● Information provided
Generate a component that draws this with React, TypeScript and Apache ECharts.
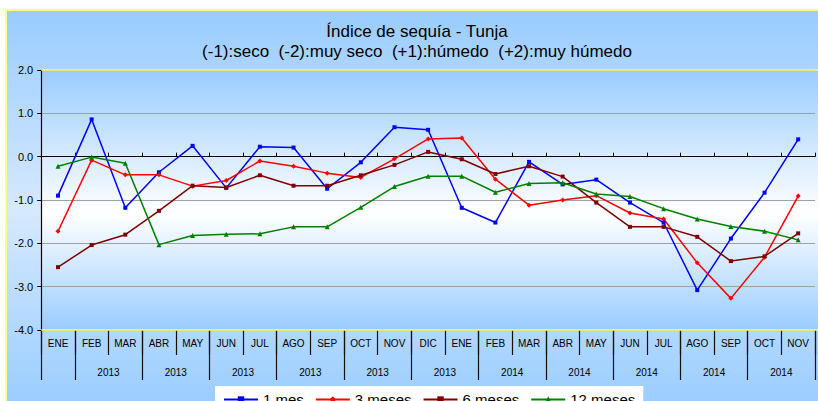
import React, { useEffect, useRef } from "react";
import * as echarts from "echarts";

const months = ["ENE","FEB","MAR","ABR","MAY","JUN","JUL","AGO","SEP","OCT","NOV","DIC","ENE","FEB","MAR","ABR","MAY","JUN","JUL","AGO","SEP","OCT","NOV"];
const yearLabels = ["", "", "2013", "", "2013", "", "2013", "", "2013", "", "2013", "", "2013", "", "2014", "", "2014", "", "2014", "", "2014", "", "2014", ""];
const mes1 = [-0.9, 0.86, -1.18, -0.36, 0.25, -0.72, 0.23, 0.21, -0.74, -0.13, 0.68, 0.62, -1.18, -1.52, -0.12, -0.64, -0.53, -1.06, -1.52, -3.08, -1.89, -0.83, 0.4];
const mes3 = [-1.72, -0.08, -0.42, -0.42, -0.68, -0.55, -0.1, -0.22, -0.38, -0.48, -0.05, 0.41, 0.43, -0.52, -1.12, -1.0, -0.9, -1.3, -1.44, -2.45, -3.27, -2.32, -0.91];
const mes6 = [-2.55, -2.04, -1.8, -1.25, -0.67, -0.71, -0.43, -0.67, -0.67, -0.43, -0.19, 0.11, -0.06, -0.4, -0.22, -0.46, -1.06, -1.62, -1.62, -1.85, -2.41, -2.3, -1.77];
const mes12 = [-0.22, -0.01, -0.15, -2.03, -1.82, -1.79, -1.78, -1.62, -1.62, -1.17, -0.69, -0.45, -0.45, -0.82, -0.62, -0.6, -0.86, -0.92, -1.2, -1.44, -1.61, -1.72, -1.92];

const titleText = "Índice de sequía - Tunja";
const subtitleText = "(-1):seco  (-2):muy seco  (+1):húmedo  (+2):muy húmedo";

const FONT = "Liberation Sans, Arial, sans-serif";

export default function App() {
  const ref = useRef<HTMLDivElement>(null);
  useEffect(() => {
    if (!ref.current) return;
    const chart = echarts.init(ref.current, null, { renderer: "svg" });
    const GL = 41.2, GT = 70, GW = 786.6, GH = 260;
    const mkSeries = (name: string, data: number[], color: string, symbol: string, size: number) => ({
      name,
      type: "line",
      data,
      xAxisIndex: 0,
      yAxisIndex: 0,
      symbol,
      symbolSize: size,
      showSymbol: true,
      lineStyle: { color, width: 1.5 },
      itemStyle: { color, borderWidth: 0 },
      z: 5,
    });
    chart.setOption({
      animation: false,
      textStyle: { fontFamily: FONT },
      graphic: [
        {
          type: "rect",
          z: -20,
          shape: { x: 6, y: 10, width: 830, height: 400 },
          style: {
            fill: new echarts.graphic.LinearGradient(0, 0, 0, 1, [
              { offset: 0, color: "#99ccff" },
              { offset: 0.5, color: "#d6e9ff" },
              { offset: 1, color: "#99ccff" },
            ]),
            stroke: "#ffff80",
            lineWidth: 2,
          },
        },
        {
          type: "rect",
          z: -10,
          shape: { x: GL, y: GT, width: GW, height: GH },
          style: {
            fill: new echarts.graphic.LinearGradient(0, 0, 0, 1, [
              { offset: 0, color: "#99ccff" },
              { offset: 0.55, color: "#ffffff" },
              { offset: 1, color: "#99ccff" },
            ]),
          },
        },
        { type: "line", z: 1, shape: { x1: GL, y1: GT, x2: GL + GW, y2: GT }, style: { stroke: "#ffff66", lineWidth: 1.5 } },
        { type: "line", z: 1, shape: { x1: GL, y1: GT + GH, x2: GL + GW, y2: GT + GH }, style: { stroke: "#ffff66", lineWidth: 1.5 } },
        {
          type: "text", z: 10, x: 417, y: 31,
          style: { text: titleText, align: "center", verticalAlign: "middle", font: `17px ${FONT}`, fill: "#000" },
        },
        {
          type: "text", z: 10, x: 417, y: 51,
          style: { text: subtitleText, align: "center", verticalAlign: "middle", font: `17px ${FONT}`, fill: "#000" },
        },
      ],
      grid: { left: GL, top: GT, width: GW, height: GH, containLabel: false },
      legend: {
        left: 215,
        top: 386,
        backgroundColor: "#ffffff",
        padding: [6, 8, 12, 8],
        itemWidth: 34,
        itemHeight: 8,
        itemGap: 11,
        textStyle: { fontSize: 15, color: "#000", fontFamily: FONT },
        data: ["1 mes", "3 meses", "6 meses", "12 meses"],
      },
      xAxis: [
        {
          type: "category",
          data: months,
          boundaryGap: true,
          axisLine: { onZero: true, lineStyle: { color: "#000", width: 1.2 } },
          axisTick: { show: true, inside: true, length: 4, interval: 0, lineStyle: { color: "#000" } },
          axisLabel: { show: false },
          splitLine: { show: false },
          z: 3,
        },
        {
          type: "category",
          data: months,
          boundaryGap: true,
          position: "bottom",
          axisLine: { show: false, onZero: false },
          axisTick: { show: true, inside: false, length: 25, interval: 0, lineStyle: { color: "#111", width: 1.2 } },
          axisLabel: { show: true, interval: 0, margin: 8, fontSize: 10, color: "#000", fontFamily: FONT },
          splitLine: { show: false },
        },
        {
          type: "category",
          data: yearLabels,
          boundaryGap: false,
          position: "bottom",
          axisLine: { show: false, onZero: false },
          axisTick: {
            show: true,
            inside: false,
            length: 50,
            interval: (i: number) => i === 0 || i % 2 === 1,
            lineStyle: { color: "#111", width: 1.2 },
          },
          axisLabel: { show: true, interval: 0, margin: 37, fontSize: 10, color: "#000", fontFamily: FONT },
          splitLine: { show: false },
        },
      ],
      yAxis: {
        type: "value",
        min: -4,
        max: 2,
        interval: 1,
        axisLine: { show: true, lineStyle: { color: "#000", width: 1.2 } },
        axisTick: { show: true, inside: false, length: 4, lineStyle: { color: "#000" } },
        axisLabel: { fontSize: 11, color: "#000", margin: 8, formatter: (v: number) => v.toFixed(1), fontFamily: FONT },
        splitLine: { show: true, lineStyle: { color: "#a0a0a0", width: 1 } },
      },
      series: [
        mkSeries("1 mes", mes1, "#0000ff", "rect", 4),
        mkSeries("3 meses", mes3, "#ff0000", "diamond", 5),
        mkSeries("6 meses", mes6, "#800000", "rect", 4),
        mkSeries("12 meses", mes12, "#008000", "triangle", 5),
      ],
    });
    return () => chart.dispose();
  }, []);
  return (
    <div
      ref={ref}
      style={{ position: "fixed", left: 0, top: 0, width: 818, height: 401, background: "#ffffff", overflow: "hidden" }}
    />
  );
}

● Task directions
Would you set down the listing exactly, omitting pictures?

● Right answer
Generate a component that draws this with React, TypeScript and Apache ECharts.
import React, { useEffect, useRef } from "react";
import * as echarts from "echarts";

const months = ["ENE","FEB","MAR","ABR","MAY","JUN","JUL","AGO","SEP","OCT","NOV","DIC","ENE","FEB","MAR","ABR","MAY","JUN","JUL","AGO","SEP","OCT","NOV"];
const yearLabels = ["", "", "2013", "", "2013", "", "2013", "", "2013", "", "2013", "", "2013", "", "2014", "", "2014", "", "2014", "", "2014", "", "2014", ""];
const mes1 = [-0.9, 0.86, -1.18, -0.36, 0.25, -0.72, 0.23, 0.21, -0.74, -0.13, 0.68, 0.62, -1.18, -1.52, -0.12, -0.64, -0.53, -1.06, -1.52, -3.08, -1.89, -0.83, 0.4];
const mes3 = [-1.72, -0.08, -0.42, -0.42, -0.68, -0.55, -0.1, -0.22, -0.38, -0.48, -0.05, 0.41, 0.43, -0.52, -1.12, -1.0, -0.9, -1.3, -1.44, -2.45, -3.27, -2.32, -0.91];
const mes6 = [-2.55, -2.04, -1.8, -1.25, -0.67, -0.71, -0.43, -0.67, -0.67, -0.43, -0.19, 0.11, -0.06, -0.4, -0.22, -0.46, -1.06, -1.62, -1.62, -1.85, -2.41, -2.3, -1.77];
const mes12 = [-0.22, -0.01, -0.15, -2.03, -1.82, -1.79, -1.78, -1.62, -1.62, -1.17, -0.69, -0.45, -0.45, -0.82, -0.62, -0.6, -0.86, -0.92, -1.2, -1.44, -1.61, -1.72, -1.92];

const titleText = "Índice de sequía - Tunja";
const subtitleText = "(-1):seco  (-2):muy seco  (+1):húmedo  (+2):muy húmedo";

const FONT = "Liberation Sans, Arial, sans-serif";

export default function App() {
  const ref = useRef<HTMLDivElement>(null);
  useEffect(() => {
    if (!ref.current) return;
    const chart = echarts.init(ref.current, null, { renderer: "svg" });
    const GL = 41.2, GT = 70, GW = 786.6, GH = 260;
    const mkSeries = (name: string, data: number[], color: string, symbol: string, size: number) => ({
      name,
      type: "line",
      data,
      xAxisIndex: 0,
      yAxisIndex: 0,
      symbol,
      symbolSize: size,
      showSymbol: true,
      lineStyle: { color, width: 1.5 },
      itemStyle: { color, borderWidth: 0 },
      z: 5,
    });
    chart.setOption({
      animation: false,
      textStyle: { fontFamily: FONT },
      graphic: [
        {
          type: "rect",
          z: -20,
          shape: { x: 6, y: 10, width: 830, height: 400 },
          style: {
            fill: new echarts.graphic.LinearGradient(0, 0, 0, 1, [
              { offset: 0, color: "#99ccff" },
              { offset: 0.5, color: "#d6e9ff" },
              { offset: 1, color: "#99ccff" },
            ]),
            stroke: "#ffff80",
            lineWidth: 2,
          },
        },
        {
          type: "rect",
          z: -10,
          shape: { x: GL, y: GT, width: GW, height: GH },
          style: {
            fill: new echarts.graphic.LinearGradient(0, 0, 0, 1, [
              { offset: 0, color: "#99ccff" },
              { offset: 0.55, color: "#ffffff" },
              { offset: 1, color: "#99ccff" },
            ]),
          },
        },
        { type: "line", z: 1, shape: { x1: GL, y1: GT, x2: GL + GW, y2: GT }, style: { stroke: "#ffff66", lineWidth: 1.5 } },
        { type: "line", z: 1, shape: { x1: GL, y1: GT + GH, x2: GL + GW, y2: GT + GH }, style: { stroke: "#ffff66", lineWidth: 1.5 } },
        {
          type: "text", z: 10, x: 417, y: 31,
          style: { text: titleText, align: "center", verticalAlign: "middle", font: `17px ${FONT}`, fill: "#000" },
        },
        {
          type: "text", z: 10, x: 417, y: 51,
          style: { text: subtitleText, align: "center", verticalAlign: "middle", font: `17px ${FONT}`, fill: "#000" },
        },
      ],
      grid: { left: GL, top: GT, width: GW, height: GH, containLabel: false },
      legend: {
        left: 215,
        top: 386,
        backgroundColor: "#ffffff",
        padding: [6, 8, 12, 8],
        itemWidth: 34,
        itemHeight: 8,
        itemGap: 11,
        textStyle: { fontSize: 15, color: "#000", fontFamily: FONT },
        data: ["1 mes", "3 meses", "6 meses", "12 meses"],
      },
      xAxis: [
        {
          type: "category",
          data: months,
          boundaryGap: true,
          axisLine: { onZero: true, lineStyle: { color: "#000", width: 1.2 } },
          axisTick: { show: true, inside: true, length: 4, interval: 0, lineStyle: { color: "#000" } },
          axisLabel: { show: false },
          splitLine: { show: false },
          z: 3,
        },
        {
          type: "category",
          data: months,
          boundaryGap: true,
          position: "bottom",
          axisLine: { show: false, onZero: false },
          axisTick: { show: true, inside: false, length: 25, interval: 0, lineStyle: { color: "#111", width: 1.2 } },
          axisLabel: { show: true, interval: 0, margin: 8, fontSize: 10, color: "#000", fontFamily: FONT },
          splitLine: { show: false },
        },
        {
          type: "category",
          data: yearLabels,
          boundaryGap: false,
          position: "bottom",
          axisLine: { show: false, onZero: false },
          axisTick: {
            show: true,
            inside: false,
            length: 50,
            interval: (i: number) => i === 0 || i % 2 === 1,
            lineStyle: { color: "#111", width: 1.2 },
          },
          axisLabel: { show: true, interval: 0, margin: 37, fontSize: 10, color: "#000", fontFamily: FONT },
          splitLine: { show: false },
        },
      ],
      yAxis: {
        type: "value",
        min: -4,
        max: 2,
        interval: 1,
        axisLine: { show: true, lineStyle: { color: "#000", width: 1.2 } },
        axisTick: { show: true, inside: false, length: 4, lineStyle: { color: "#000" } },
        axisLabel: { fontSize: 11, color: "#000", margin: 8, formatter: (v: number) => v.toFixed(1), fontFamily: FONT },
        splitLine: { show: true, lineStyle: { color: "#a0a0a0", width: 1 } },
      },
      series: [
        mkSeries("1 mes", mes1, "#0000ff", "rect", 4),
        mkSeries("3 meses", mes3, "#ff0000", "diamond", 5),
        mkSeries("6 meses", mes6, "#800000", "rect", 4),
        mkSeries("12 meses", mes12, "#008000", "triangle", 5),
      ],
    });
    return () => chart.dispose();
  }, []);
  return (
    <div
      ref={ref}
      style={{ position: "fixed", left: 0, top: 0, width: 818, height: 401, background: "#ffffff", overflow: "hidden" }}
    />
  );
}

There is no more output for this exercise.